The Minimum Service Call Fee
Every contractor should have a minimum service call fee. When a homeowner needs you to drive 30 minutes to look at a dripping faucet that takes 10 minutes to fix, your hourly rate on that job is whatever you bill divided by the 70 minutes you actually spent (30 min drive + 10 min work + 30 min drive back).
A service call minimum of $125-$175 (first hour) ensures you're covered:
- Vehicle time: $0.65/km x 40 km round trip = $26
- Labor: 70 minutes at your burdened rate of ~$50/hr = $58
- Overhead allocation: $15
- Profit: $26
- Total: $125
Structure it as: "Service call fee: $125 (includes first hour). Additional time billed at $X/hr." The homeowner knows exactly what they're paying before you show up, and you're not losing money on small jobs.
FAQ
How much does a contractor charge per hour in Canada?

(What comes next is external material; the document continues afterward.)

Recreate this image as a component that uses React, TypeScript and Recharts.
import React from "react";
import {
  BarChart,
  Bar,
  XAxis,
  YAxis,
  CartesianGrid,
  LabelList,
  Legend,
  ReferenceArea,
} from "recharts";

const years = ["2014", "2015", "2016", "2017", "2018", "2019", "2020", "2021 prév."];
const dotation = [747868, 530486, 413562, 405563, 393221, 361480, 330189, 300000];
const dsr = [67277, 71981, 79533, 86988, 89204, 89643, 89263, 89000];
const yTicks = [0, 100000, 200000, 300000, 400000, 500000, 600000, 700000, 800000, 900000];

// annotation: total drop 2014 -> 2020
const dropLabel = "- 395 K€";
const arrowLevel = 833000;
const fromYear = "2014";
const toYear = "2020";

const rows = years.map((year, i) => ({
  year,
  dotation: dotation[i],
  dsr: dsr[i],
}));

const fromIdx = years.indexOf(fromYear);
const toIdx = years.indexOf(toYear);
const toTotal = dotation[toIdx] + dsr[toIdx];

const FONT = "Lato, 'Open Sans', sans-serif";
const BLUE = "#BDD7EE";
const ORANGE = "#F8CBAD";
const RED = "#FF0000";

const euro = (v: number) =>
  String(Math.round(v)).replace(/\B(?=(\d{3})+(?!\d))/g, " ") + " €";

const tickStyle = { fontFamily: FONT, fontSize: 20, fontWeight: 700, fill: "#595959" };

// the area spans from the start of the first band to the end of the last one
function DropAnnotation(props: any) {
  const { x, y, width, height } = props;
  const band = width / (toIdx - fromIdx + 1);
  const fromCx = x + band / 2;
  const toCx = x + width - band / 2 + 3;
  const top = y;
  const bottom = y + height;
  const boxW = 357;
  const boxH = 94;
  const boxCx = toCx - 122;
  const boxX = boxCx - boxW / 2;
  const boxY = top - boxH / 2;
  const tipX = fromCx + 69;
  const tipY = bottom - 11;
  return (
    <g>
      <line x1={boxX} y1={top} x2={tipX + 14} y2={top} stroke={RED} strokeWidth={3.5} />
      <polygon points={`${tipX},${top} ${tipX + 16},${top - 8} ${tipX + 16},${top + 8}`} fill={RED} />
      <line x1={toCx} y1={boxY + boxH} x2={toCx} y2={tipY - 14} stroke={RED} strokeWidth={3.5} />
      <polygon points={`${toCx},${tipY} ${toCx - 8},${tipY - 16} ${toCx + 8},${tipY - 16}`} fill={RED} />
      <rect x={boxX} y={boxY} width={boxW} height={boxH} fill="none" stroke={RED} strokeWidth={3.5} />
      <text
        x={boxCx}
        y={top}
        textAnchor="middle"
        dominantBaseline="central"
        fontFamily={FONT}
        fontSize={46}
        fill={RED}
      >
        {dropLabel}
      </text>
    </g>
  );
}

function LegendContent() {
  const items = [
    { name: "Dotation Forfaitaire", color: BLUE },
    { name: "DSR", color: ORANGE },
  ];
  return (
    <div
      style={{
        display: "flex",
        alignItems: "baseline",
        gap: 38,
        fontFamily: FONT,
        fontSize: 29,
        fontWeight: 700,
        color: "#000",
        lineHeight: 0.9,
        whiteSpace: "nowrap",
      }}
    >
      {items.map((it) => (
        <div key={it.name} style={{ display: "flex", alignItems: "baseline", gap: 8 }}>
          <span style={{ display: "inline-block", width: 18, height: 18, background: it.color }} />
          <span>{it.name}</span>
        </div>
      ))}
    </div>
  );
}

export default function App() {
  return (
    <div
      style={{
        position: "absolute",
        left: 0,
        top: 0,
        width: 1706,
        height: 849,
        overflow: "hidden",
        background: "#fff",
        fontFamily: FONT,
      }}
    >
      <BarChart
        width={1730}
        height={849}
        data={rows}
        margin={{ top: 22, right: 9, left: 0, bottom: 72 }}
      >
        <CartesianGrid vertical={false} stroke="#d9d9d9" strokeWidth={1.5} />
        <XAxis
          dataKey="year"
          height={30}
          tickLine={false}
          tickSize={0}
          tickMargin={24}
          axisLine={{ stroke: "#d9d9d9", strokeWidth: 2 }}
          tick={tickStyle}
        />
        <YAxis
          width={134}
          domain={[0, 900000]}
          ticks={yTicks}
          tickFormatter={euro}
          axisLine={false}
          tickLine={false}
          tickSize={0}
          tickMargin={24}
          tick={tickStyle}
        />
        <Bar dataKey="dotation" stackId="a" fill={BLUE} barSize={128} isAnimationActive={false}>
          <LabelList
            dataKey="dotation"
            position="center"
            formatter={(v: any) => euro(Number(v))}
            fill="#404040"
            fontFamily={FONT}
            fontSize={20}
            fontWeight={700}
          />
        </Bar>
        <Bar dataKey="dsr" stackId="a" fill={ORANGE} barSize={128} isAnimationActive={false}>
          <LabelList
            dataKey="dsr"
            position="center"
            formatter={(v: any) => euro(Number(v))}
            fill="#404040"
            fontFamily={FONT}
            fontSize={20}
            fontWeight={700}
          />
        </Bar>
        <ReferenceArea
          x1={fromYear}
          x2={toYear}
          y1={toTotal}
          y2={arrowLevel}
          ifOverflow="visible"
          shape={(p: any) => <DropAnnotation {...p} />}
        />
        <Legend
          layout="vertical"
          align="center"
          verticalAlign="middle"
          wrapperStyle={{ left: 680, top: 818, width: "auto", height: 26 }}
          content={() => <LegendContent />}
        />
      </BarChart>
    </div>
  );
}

In Ontario (2026), $55-$75/hr for general labor and painters up to $85-$150/hr for licensed electricians and plumbers. These are billing rates. Actual take-home after overhead, taxes, and costs is roughly 40-55% of the billing rate.
How do I calculate my hourly rate as a contractor?
(Target Annual Income + Annual Overhead) / Billable Hours Per Year x (1 + Profit %). A contractor targeting $90K with $30K overhead and 1,300 billable hours needs to bill at least $92/hr before profit. With 15% profit: $106/hr.
Should contractors charge a minimum call-out fee?
Yes. $85-$175 for the first hour, covering travel, vehicle costs, and opportunity cost. Without a minimum, you lose money on every small job. Structure it as a flat first-hour fee with an hourly rate for additional time.